WORK TO BE COMPLETED :: Transcribe the whole listing below without changing a word, but leave out every image.

-- START OF RECORDED DATA --

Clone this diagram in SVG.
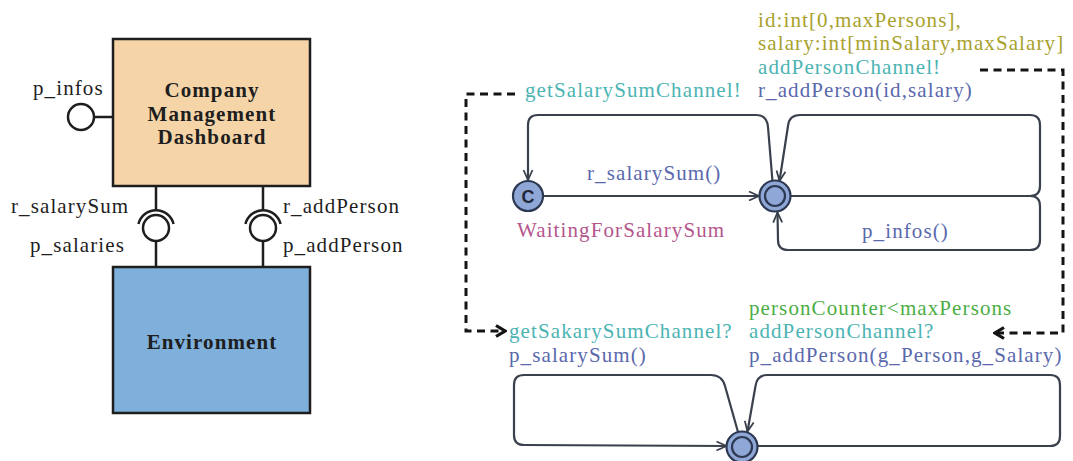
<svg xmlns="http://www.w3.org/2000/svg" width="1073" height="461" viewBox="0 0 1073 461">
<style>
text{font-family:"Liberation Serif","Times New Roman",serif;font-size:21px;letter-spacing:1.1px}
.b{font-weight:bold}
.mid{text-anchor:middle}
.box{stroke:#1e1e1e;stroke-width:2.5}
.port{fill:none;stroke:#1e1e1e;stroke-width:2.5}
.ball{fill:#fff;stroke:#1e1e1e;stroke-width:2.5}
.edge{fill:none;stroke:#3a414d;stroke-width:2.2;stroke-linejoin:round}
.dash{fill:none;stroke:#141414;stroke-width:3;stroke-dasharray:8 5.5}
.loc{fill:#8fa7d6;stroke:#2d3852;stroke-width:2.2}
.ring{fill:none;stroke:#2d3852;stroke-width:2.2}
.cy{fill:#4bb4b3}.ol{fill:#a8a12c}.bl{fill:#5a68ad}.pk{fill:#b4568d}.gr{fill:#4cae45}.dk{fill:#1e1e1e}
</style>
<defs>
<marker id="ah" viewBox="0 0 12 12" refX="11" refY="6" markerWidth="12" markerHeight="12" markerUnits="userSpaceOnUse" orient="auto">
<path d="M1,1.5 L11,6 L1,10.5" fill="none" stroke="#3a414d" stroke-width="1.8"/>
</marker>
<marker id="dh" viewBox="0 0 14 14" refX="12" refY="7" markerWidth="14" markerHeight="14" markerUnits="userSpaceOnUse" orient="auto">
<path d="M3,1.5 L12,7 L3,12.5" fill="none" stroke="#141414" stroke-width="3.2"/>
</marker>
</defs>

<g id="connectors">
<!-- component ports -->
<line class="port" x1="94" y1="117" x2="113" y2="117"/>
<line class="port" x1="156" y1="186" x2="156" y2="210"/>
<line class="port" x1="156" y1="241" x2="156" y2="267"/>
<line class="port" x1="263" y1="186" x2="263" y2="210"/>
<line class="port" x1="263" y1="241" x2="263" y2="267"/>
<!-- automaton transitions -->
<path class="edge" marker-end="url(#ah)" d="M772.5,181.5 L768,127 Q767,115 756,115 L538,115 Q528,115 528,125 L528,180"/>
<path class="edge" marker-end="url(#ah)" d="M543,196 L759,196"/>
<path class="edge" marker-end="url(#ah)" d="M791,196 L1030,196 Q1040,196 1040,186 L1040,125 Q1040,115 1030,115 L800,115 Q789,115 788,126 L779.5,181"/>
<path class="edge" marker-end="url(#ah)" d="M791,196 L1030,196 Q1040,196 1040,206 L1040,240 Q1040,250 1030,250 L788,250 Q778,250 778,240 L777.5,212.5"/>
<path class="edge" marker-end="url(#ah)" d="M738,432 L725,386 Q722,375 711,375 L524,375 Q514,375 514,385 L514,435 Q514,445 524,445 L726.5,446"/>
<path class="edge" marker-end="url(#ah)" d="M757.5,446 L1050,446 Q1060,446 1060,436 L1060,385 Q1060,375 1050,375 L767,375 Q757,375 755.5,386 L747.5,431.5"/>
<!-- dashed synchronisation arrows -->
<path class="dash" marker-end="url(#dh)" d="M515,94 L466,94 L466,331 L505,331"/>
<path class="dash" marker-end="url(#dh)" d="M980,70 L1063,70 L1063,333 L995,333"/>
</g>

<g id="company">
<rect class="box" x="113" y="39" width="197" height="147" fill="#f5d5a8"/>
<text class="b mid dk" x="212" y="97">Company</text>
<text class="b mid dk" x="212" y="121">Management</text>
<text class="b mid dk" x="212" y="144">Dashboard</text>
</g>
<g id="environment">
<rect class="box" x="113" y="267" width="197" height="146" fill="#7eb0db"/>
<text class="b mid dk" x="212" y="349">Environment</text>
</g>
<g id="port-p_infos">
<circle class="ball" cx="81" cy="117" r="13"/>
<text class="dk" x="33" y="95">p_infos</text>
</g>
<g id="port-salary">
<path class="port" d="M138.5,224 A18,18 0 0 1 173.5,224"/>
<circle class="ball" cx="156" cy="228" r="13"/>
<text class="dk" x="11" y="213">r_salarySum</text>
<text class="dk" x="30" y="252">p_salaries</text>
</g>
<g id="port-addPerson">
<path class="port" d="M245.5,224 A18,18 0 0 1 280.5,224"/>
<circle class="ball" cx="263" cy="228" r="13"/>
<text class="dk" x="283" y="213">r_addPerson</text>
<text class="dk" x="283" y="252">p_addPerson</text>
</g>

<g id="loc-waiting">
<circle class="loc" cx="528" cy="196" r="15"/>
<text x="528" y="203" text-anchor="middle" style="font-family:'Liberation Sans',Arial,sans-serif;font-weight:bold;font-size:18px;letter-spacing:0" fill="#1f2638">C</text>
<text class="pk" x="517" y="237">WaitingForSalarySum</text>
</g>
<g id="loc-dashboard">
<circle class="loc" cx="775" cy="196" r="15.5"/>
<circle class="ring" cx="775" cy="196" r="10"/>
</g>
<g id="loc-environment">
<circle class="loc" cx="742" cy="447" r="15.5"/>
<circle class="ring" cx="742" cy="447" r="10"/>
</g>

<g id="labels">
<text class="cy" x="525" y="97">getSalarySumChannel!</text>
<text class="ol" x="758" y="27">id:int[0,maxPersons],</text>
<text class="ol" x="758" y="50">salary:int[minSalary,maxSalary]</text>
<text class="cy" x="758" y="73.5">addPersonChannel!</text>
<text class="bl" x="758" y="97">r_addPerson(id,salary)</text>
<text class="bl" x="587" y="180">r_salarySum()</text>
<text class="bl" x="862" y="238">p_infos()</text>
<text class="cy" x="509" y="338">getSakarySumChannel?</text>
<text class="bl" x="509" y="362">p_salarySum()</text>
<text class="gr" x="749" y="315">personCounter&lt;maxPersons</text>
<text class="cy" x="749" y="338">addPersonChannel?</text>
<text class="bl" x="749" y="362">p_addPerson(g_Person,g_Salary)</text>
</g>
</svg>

-- END OF RECORDED DATA --

TASK RESULT ::
Clone this diagram in SVG.
<svg xmlns="http://www.w3.org/2000/svg" width="1073" height="461" viewBox="0 0 1073 461">
<style>
text{font-family:"Liberation Serif","Times New Roman",serif;font-size:21px;letter-spacing:1.1px}
.b{font-weight:bold}
.mid{text-anchor:middle}
.box{stroke:#1e1e1e;stroke-width:2.5}
.port{fill:none;stroke:#1e1e1e;stroke-width:2.5}
.ball{fill:#fff;stroke:#1e1e1e;stroke-width:2.5}
.edge{fill:none;stroke:#3a414d;stroke-width:2.2;stroke-linejoin:round}
.dash{fill:none;stroke:#141414;stroke-width:3;stroke-dasharray:8 5.5}
.loc{fill:#8fa7d6;stroke:#2d3852;stroke-width:2.2}
.ring{fill:none;stroke:#2d3852;stroke-width:2.2}
.cy{fill:#4bb4b3}.ol{fill:#a8a12c}.bl{fill:#5a68ad}.pk{fill:#b4568d}.gr{fill:#4cae45}.dk{fill:#1e1e1e}
</style>
<defs>
<marker id="ah" viewBox="0 0 12 12" refX="11" refY="6" markerWidth="12" markerHeight="12" markerUnits="userSpaceOnUse" orient="auto">
<path d="M1,1.5 L11,6 L1,10.5" fill="none" stroke="#3a414d" stroke-width="1.8"/>
</marker>
<marker id="dh" viewBox="0 0 14 14" refX="12" refY="7" markerWidth="14" markerHeight="14" markerUnits="userSpaceOnUse" orient="auto">
<path d="M3,1.5 L12,7 L3,12.5" fill="none" stroke="#141414" stroke-width="3.2"/>
</marker>
</defs>

<g id="connectors">
<!-- component ports -->
<line class="port" x1="94" y1="117" x2="113" y2="117"/>
<line class="port" x1="156" y1="186" x2="156" y2="210"/>
<line class="port" x1="156" y1="241" x2="156" y2="267"/>
<line class="port" x1="263" y1="186" x2="263" y2="210"/>
<line class="port" x1="263" y1="241" x2="263" y2="267"/>
<!-- automaton transitions -->
<path class="edge" marker-end="url(#ah)" d="M772.5,181.5 L768,127 Q767,115 756,115 L538,115 Q528,115 528,125 L528,180"/>
<path class="edge" marker-end="url(#ah)" d="M543,196 L759,196"/>
<path class="edge" marker-end="url(#ah)" d="M791,196 L1030,196 Q1040,196 1040,186 L1040,125 Q1040,115 1030,115 L800,115 Q789,115 788,126 L779.5,181"/>
<path class="edge" marker-end="url(#ah)" d="M791,196 L1030,196 Q1040,196 1040,206 L1040,240 Q1040,250 1030,250 L788,250 Q778,250 778,240 L777.5,212.5"/>
<path class="edge" marker-end="url(#ah)" d="M738,432 L725,386 Q722,375 711,375 L524,375 Q514,375 514,385 L514,435 Q514,445 524,445 L726.5,446"/>
<path class="edge" marker-end="url(#ah)" d="M757.5,446 L1050,446 Q1060,446 1060,436 L1060,385 Q1060,375 1050,375 L767,375 Q757,375 755.5,386 L747.5,431.5"/>
<!-- dashed synchronisation arrows -->
<path class="dash" marker-end="url(#dh)" d="M515,94 L466,94 L466,331 L505,331"/>
<path class="dash" marker-end="url(#dh)" d="M980,70 L1063,70 L1063,333 L995,333"/>
</g>

<g id="company">
<rect class="box" x="113" y="39" width="197" height="147" fill="#f5d5a8"/>
<text class="b mid dk" x="212" y="97">Company</text>
<text class="b mid dk" x="212" y="121">Management</text>
<text class="b mid dk" x="212" y="144">Dashboard</text>
</g>
<g id="environment">
<rect class="box" x="113" y="267" width="197" height="146" fill="#7eb0db"/>
<text class="b mid dk" x="212" y="349">Environment</text>
</g>
<g id="port-p_infos">
<circle class="ball" cx="81" cy="117" r="13"/>
<text class="dk" x="33" y="95">p_infos</text>
</g>
<g id="port-salary">
<path class="port" d="M138.5,224 A18,18 0 0 1 173.5,224"/>
<circle class="ball" cx="156" cy="228" r="13"/>
<text class="dk" x="11" y="213">r_salarySum</text>
<text class="dk" x="30" y="252">p_salaries</text>
</g>
<g id="port-addPerson">
<path class="port" d="M245.5,224 A18,18 0 0 1 280.5,224"/>
<circle class="ball" cx="263" cy="228" r="13"/>
<text class="dk" x="283" y="213">r_addPerson</text>
<text class="dk" x="283" y="252">p_addPerson</text>
</g>

<g id="loc-waiting">
<circle class="loc" cx="528" cy="196" r="15"/>
<text x="528" y="203" text-anchor="middle" style="font-family:'Liberation Sans',Arial,sans-serif;font-weight:bold;font-size:18px;letter-spacing:0" fill="#1f2638">C</text>
<text class="pk" x="517" y="237">WaitingForSalarySum</text>
</g>
<g id="loc-dashboard">
<circle class="loc" cx="775" cy="196" r="15.5"/>
<circle class="ring" cx="775" cy="196" r="10"/>
</g>
<g id="loc-environment">
<circle class="loc" cx="742" cy="447" r="15.5"/>
<circle class="ring" cx="742" cy="447" r="10"/>
</g>

<g id="labels">
<text class="cy" x="525" y="97">getSalarySumChannel!</text>
<text class="ol" x="758" y="27">id:int[0,maxPersons],</text>
<text class="ol" x="758" y="50">salary:int[minSalary,maxSalary]</text>
<text class="cy" x="758" y="73.5">addPersonChannel!</text>
<text class="bl" x="758" y="97">r_addPerson(id,salary)</text>
<text class="bl" x="587" y="180">r_salarySum()</text>
<text class="bl" x="862" y="238">p_infos()</text>
<text class="cy" x="509" y="338">getSakarySumChannel?</text>
<text class="bl" x="509" y="362">p_salarySum()</text>
<text class="gr" x="749" y="315">personCounter&lt;maxPersons</text>
<text class="cy" x="749" y="338">addPersonChannel?</text>
<text class="bl" x="749" y="362">p_addPerson(g_Person,g_Salary)</text>
</g>
</svg>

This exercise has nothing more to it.